Living the risk-free life

In the Western world we believe we’ve engineered risk out of our society, that we can make investments without risk, that we can build houses in fire, flood or earthquake prone areas without risk, that we plan a holiday without the risk of snowstorms, volcanoes or accidents disrupting our  trips.

As a society we believe the government will bail us because we’re good people and life, and fate, is always kind to good people.

When things do wrong, our mobile phones will work, our emergency services will come promptly and the government will quickly shelter and support us until the insurance company comes good on the damage.

Though it’s not just natural calamities where we believe this. It’s evident with people who quit their cubicles to find new enlightenment and riches as entrepreneurs.

Most of them misunderstand the risk-reward ratio that for every wildly successful new business founder, there are dozens who blow their money chasing the dream and hundreds of us that would have been better off working for a salary.

Finance markets and risk

The subprime crisis is another good example; millions were lulled into buying property on the promise that real estate values never fell and that their no cash down, defray your payments for years deal was bullet proof. These folk did not understand, or were equipped to understand, that real estate prices could fall.

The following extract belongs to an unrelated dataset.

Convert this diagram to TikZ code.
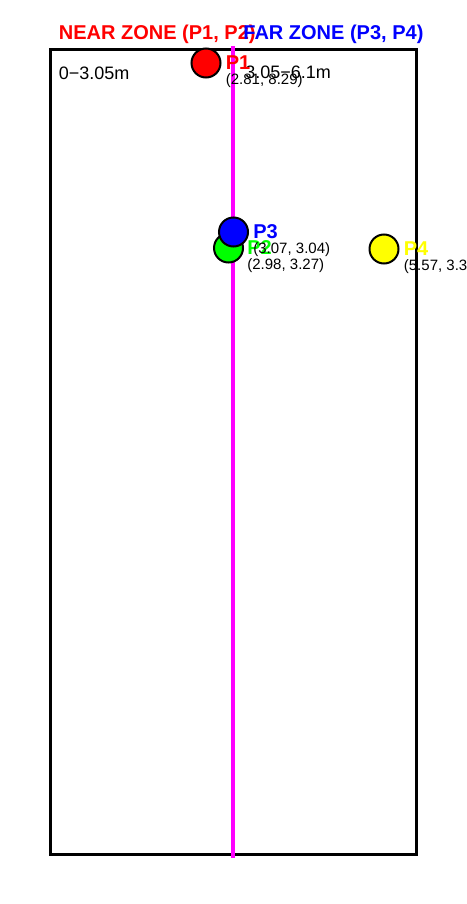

During the subprime boom, the lenders thought they’d engineered out risk – Collateral Debt Obligations, default swaps and securitisation meant risk was a thing of the past – and they were proved wrong.

Indeed, the most frightening thing is our banks today believe they are still bullet proof and their profits and executive bonuses are risk free as governments will bail them out at the slightest hint of trouble. When the history of The Great Recession is written, and we are still in the early chapters, the guaranteeing of our “too big to fail” banks may prove to be the biggest mistake of our generation.

Because we believe there are no costs and little genuine threats to our lives, income or savings we don’t understand risks and therefore miscalculate them. If we think someone will be there to catch us, we’ll head up that flooded road, build that house in an earthquake zone or invest in that Ponzi scheme.

We have to understand there are risks and there are limits our governments and societies have in responding when things go wrong. If it’s clear we don’t understand those risks, then it’s probably best not to take them in the first place.

Endnote: My friend and his family made it back from the floods, although he ended up taking the family on four hour detour through some areas that sensible people would have avoided. Hopefully he’s learned a lesson about evaluating risks and won’t be taking his family into disaster areas again.